Return every record exactly as written.

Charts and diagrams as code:
================================

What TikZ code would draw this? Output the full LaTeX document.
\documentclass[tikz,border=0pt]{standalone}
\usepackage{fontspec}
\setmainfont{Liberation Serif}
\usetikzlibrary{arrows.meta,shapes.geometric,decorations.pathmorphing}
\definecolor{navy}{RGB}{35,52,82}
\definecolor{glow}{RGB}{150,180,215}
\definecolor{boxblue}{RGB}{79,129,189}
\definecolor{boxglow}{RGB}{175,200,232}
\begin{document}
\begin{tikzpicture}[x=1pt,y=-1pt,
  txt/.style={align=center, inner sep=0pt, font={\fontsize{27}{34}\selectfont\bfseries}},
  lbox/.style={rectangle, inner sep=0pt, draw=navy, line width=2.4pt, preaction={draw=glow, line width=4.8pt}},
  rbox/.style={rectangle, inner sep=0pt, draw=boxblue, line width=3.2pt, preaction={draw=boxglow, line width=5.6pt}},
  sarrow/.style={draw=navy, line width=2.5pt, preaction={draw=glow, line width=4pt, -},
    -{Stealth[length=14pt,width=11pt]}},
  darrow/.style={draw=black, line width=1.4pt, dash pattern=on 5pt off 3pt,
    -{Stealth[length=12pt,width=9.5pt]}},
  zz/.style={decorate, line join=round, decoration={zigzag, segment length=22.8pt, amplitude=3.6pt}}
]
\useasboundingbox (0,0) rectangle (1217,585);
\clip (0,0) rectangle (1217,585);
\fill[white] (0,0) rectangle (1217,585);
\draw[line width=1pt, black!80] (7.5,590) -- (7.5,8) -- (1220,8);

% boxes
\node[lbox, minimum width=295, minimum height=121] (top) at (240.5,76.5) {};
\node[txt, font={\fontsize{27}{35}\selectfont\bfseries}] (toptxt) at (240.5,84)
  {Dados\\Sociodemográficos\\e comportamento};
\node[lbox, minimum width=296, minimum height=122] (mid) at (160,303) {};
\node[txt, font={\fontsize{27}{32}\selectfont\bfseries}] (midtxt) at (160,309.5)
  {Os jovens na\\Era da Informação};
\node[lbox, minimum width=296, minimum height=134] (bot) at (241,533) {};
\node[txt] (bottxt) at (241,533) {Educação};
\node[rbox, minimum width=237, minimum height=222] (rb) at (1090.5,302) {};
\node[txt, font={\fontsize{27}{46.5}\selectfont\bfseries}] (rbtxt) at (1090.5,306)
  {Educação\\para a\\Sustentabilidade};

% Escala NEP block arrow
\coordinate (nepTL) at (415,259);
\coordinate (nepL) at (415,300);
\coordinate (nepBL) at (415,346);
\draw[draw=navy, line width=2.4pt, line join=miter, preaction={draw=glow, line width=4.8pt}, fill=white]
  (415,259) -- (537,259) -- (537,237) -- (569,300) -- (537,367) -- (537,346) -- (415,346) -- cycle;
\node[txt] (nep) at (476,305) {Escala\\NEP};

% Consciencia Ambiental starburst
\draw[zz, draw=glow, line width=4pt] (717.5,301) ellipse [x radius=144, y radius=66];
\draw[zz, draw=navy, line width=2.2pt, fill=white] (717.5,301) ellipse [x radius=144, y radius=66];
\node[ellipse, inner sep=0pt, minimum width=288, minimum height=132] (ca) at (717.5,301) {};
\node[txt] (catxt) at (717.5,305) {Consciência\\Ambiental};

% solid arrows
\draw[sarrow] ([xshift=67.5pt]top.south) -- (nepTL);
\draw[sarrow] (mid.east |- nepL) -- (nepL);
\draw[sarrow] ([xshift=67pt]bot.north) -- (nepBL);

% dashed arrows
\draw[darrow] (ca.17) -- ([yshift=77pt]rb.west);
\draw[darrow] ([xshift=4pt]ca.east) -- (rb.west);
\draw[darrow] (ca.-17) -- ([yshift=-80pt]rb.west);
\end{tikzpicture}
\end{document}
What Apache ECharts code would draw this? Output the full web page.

================================

## The solution
What TikZ code would draw this? Output the full LaTeX document.
\documentclass[tikz,border=0pt]{standalone}
\usepackage{fontspec}
\setmainfont{Liberation Serif}
\usetikzlibrary{arrows.meta,shapes.geometric,decorations.pathmorphing}
\definecolor{navy}{RGB}{35,52,82}
\definecolor{glow}{RGB}{150,180,215}
\definecolor{boxblue}{RGB}{79,129,189}
\definecolor{boxglow}{RGB}{175,200,232}
\begin{document}
\begin{tikzpicture}[x=1pt,y=-1pt,
  txt/.style={align=center, inner sep=0pt, font={\fontsize{27}{34}\selectfont\bfseries}},
  lbox/.style={rectangle, inner sep=0pt, draw=navy, line width=2.4pt, preaction={draw=glow, line width=4.8pt}},
  rbox/.style={rectangle, inner sep=0pt, draw=boxblue, line width=3.2pt, preaction={draw=boxglow, line width=5.6pt}},
  sarrow/.style={draw=navy, line width=2.5pt, preaction={draw=glow, line width=4pt, -},
    -{Stealth[length=14pt,width=11pt]}},
  darrow/.style={draw=black, line width=1.4pt, dash pattern=on 5pt off 3pt,
    -{Stealth[length=12pt,width=9.5pt]}},
  zz/.style={decorate, line join=round, decoration={zigzag, segment length=22.8pt, amplitude=3.6pt}}
]
\useasboundingbox (0,0) rectangle (1217,585);
\clip (0,0) rectangle (1217,585);
\fill[white] (0,0) rectangle (1217,585);
\draw[line width=1pt, black!80] (7.5,590) -- (7.5,8) -- (1220,8);

% boxes
\node[lbox, minimum width=295, minimum height=121] (top) at (240.5,76.5) {};
\node[txt, font={\fontsize{27}{35}\selectfont\bfseries}] (toptxt) at (240.5,84)
  {Dados\\Sociodemográficos\\e comportamento};
\node[lbox, minimum width=296, minimum height=122] (mid) at (160,303) {};
\node[txt, font={\fontsize{27}{32}\selectfont\bfseries}] (midtxt) at (160,309.5)
  {Os jovens na\\Era da Informação};
\node[lbox, minimum width=296, minimum height=134] (bot) at (241,533) {};
\node[txt] (bottxt) at (241,533) {Educação};
\node[rbox, minimum width=237, minimum height=222] (rb) at (1090.5,302) {};
\node[txt, font={\fontsize{27}{46.5}\selectfont\bfseries}] (rbtxt) at (1090.5,306)
  {Educação\\para a\\Sustentabilidade};

% Escala NEP block arrow
\coordinate (nepTL) at (415,259);
\coordinate (nepL) at (415,300);
\coordinate (nepBL) at (415,346);
\draw[draw=navy, line width=2.4pt, line join=miter, preaction={draw=glow, line width=4.8pt}, fill=white]
  (415,259) -- (537,259) -- (537,237) -- (569,300) -- (537,367) -- (537,346) -- (415,346) -- cycle;
\node[txt] (nep) at (476,305) {Escala\\NEP};

% Consciencia Ambiental starburst
\draw[zz, draw=glow, line width=4pt] (717.5,301) ellipse [x radius=144, y radius=66];
\draw[zz, draw=navy, line width=2.2pt, fill=white] (717.5,301) ellipse [x radius=144, y radius=66];
\node[ellipse, inner sep=0pt, minimum width=288, minimum height=132] (ca) at (717.5,301) {};
\node[txt] (catxt) at (717.5,305) {Consciência\\Ambiental};

% solid arrows
\draw[sarrow] ([xshift=67.5pt]top.south) -- (nepTL);
\draw[sarrow] (mid.east |- nepL) -- (nepL);
\draw[sarrow] ([xshift=67pt]bot.north) -- (nepBL);

% dashed arrows
\draw[darrow] (ca.17) -- ([yshift=77pt]rb.west);
\draw[darrow] ([xshift=4pt]ca.east) -- (rb.west);
\draw[darrow] (ca.-17) -- ([yshift=-80pt]rb.west);
\end{tikzpicture}
\end{document}
What Apache ECharts code would draw this? Output the full web page.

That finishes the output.